- WORK REQUIRED
Print the listing from its top line through the line containing "const boundaries = [12,24,36,48,60];", nothing more, and leave out the pictures.
[START]
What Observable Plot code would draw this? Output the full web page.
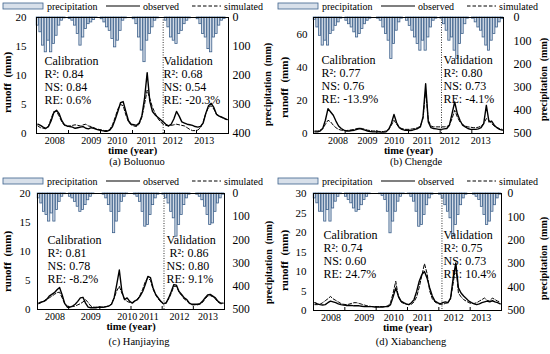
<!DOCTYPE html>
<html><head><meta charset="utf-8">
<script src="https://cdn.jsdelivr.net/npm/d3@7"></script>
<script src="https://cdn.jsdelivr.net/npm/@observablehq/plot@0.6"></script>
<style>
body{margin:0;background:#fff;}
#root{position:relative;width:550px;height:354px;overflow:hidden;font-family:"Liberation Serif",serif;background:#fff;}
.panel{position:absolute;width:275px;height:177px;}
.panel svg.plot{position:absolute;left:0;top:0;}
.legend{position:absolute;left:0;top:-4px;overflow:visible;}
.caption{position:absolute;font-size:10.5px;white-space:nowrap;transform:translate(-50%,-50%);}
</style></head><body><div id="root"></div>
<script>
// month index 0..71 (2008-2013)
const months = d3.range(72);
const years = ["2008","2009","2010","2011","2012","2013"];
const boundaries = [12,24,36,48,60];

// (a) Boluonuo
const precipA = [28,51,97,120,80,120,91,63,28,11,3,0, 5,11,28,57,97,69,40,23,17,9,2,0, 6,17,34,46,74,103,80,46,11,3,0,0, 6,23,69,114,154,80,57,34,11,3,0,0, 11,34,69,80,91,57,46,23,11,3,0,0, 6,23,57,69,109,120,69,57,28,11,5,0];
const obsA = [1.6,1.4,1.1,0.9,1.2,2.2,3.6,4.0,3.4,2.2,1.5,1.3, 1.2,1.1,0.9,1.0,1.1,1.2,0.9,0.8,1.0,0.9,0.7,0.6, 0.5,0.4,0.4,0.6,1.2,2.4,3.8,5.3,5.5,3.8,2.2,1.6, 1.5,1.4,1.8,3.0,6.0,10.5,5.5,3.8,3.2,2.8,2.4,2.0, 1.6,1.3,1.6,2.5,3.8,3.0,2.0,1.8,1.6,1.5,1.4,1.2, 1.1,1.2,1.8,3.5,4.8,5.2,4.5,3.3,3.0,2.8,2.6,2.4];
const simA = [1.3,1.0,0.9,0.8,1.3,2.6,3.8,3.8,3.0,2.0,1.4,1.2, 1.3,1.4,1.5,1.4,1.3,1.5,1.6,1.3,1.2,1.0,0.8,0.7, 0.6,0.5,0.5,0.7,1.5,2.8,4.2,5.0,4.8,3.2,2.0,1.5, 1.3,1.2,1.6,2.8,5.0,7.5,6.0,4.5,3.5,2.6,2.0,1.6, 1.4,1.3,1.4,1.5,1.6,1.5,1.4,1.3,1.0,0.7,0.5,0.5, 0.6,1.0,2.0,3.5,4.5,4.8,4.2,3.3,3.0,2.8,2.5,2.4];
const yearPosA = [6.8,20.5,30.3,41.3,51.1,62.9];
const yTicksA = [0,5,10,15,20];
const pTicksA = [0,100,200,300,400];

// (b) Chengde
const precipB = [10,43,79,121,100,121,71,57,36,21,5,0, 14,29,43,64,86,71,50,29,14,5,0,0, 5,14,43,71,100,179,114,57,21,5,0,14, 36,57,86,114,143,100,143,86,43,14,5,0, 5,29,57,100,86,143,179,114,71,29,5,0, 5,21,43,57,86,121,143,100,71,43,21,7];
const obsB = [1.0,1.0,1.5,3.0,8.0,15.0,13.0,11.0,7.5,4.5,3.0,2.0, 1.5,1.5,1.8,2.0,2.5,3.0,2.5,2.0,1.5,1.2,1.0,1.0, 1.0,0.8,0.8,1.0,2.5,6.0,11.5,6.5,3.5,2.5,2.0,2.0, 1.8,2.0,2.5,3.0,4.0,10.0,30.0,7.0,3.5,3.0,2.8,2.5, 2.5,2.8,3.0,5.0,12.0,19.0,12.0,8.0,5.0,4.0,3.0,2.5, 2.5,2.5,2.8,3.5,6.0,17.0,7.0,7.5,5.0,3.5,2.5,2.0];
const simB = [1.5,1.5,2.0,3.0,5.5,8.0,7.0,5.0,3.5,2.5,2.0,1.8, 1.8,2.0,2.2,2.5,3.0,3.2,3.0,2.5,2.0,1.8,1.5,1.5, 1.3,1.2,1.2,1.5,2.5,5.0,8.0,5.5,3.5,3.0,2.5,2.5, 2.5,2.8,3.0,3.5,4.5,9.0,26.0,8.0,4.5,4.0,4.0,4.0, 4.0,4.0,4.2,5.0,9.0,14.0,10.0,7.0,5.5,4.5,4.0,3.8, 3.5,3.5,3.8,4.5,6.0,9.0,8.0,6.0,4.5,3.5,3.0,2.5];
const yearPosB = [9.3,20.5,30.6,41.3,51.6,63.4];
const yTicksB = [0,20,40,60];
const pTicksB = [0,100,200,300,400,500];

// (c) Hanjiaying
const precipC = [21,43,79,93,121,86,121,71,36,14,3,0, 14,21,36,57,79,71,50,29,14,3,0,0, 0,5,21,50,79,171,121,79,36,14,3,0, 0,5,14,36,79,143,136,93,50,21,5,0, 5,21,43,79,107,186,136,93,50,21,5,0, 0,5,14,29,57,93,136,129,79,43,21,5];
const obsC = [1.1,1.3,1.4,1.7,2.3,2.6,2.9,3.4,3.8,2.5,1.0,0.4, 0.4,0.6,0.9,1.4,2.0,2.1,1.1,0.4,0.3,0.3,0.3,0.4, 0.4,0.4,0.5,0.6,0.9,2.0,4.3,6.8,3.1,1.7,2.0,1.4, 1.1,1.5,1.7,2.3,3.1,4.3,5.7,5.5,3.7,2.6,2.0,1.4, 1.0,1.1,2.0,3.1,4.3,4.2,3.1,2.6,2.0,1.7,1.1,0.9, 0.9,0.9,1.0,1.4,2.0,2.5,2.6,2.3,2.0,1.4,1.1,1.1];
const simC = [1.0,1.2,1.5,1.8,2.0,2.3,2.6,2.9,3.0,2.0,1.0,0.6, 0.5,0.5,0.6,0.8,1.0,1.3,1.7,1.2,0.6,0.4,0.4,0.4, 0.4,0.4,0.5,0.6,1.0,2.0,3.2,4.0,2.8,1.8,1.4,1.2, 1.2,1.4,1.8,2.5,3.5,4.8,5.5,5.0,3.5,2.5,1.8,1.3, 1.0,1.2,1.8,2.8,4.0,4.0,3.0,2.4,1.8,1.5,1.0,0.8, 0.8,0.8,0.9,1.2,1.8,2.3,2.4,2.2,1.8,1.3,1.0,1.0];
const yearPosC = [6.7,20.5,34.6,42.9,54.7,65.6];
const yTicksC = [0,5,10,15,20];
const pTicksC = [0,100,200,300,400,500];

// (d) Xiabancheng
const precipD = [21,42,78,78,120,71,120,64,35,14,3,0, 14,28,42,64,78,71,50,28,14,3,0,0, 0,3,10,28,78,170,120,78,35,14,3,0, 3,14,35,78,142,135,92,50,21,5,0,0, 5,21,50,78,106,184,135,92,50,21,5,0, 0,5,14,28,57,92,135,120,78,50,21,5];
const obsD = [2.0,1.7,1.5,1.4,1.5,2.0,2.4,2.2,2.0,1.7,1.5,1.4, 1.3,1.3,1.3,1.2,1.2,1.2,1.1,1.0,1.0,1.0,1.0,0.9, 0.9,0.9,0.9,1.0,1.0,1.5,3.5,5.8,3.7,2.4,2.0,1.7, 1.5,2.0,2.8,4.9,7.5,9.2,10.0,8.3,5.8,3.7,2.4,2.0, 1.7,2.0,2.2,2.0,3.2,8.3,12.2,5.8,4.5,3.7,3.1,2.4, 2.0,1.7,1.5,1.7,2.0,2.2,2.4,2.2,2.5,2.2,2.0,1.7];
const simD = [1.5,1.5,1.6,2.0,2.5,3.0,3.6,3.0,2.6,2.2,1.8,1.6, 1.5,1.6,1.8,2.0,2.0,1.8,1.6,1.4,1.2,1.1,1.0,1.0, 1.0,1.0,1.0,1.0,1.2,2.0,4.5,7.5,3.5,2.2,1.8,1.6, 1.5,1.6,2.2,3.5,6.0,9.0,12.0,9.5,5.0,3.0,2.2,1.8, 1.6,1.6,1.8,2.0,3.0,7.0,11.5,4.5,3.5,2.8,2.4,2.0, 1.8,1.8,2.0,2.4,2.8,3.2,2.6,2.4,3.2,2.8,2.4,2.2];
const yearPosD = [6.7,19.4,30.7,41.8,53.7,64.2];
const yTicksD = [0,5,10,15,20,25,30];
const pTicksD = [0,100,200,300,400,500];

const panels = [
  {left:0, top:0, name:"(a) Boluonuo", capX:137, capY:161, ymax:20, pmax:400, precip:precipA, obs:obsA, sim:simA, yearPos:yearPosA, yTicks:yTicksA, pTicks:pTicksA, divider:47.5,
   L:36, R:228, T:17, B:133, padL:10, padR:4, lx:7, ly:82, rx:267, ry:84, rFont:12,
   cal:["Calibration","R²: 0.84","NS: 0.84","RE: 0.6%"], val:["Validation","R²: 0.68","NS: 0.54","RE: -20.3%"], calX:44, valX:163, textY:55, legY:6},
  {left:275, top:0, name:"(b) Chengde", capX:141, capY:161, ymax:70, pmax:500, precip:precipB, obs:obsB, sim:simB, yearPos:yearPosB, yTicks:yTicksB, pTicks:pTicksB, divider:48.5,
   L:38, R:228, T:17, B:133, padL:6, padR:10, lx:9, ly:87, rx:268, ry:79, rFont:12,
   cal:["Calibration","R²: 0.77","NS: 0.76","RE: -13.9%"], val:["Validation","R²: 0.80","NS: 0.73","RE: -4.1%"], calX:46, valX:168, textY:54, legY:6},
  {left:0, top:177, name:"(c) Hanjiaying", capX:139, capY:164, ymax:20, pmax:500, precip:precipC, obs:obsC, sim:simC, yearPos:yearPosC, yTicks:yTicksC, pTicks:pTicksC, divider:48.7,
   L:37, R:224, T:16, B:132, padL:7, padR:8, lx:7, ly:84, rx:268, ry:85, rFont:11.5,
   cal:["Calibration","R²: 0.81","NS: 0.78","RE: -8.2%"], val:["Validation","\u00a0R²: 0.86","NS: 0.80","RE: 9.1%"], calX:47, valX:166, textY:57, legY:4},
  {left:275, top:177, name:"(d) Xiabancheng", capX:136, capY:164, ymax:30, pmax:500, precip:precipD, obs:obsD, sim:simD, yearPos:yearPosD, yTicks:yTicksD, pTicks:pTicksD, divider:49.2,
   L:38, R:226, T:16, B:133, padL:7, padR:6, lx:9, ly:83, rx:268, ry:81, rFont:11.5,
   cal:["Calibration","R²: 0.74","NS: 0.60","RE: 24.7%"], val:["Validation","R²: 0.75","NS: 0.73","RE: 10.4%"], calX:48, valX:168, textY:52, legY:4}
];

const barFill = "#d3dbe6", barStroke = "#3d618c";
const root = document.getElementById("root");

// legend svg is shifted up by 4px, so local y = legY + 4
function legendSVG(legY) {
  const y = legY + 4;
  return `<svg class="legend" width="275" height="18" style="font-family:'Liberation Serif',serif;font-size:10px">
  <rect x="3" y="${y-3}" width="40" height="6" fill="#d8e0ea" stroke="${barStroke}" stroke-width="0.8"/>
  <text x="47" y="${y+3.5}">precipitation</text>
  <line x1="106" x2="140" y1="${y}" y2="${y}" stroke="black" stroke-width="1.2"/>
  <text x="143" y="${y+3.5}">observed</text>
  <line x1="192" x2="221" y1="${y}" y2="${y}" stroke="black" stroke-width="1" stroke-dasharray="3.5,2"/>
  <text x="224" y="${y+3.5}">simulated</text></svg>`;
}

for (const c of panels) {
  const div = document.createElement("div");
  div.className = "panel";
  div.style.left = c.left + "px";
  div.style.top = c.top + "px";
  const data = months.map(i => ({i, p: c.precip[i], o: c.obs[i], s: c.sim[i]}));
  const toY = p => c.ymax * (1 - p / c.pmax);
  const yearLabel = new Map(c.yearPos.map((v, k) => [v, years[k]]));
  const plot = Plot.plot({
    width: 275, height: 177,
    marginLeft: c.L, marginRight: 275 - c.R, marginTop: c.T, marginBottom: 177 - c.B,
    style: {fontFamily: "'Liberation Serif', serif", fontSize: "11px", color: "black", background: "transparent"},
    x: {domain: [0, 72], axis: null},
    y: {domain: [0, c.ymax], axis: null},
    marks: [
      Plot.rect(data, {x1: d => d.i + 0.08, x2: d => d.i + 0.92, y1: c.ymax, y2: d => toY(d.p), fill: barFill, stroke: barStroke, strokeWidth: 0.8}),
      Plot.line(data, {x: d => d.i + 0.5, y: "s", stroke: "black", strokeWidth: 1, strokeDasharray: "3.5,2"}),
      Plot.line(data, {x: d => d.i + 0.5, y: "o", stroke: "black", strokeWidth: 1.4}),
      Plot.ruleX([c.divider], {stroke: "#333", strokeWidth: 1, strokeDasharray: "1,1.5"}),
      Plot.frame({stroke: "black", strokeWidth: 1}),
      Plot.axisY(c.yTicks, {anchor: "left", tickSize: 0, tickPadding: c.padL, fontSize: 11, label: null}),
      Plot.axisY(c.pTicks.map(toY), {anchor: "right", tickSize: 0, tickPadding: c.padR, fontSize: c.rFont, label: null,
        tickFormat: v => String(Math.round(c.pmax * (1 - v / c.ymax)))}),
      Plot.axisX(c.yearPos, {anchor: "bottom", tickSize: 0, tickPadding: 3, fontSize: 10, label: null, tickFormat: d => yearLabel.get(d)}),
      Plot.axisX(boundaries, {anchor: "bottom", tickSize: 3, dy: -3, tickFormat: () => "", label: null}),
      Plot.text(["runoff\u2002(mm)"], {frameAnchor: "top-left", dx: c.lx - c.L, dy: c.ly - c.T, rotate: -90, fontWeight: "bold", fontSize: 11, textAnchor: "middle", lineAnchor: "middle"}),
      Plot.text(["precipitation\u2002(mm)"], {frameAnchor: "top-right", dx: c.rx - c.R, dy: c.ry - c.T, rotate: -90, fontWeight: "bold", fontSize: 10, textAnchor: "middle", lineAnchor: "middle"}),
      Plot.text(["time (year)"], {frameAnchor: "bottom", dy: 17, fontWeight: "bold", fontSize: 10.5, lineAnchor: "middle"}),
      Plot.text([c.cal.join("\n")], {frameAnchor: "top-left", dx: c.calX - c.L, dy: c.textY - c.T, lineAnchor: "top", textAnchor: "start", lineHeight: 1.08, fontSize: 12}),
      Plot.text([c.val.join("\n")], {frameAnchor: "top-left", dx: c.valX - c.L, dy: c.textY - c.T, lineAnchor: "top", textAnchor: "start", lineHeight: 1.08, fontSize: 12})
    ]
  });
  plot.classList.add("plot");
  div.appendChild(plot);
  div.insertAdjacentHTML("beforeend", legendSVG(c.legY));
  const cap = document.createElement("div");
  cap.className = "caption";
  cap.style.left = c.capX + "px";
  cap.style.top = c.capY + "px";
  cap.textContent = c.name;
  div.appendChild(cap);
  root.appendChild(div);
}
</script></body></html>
[END]
- RESPONSE
What Observable Plot code would draw this? Output the full web page.
<!DOCTYPE html>
<html><head><meta charset="utf-8">
<script src="https://cdn.jsdelivr.net/npm/d3@7"></script>
<script src="https://cdn.jsdelivr.net/npm/@observablehq/plot@0.6"></script>
<style>
body{margin:0;background:#fff;}
#root{position:relative;width:550px;height:354px;overflow:hidden;font-family:"Liberation Serif",serif;background:#fff;}
.panel{position:absolute;width:275px;height:177px;}
.panel svg.plot{position:absolute;left:0;top:0;}
.legend{position:absolute;left:0;top:-4px;overflow:visible;}
.caption{position:absolute;font-size:10.5px;white-space:nowrap;transform:translate(-50%,-50%);}
</style></head><body><div id="root"></div>
<script>
// month index 0..71 (2008-2013)
const months = d3.range(72);
const years = ["2008","2009","2010","2011","2012","2013"];
const boundaries = [12,24,36,48,60];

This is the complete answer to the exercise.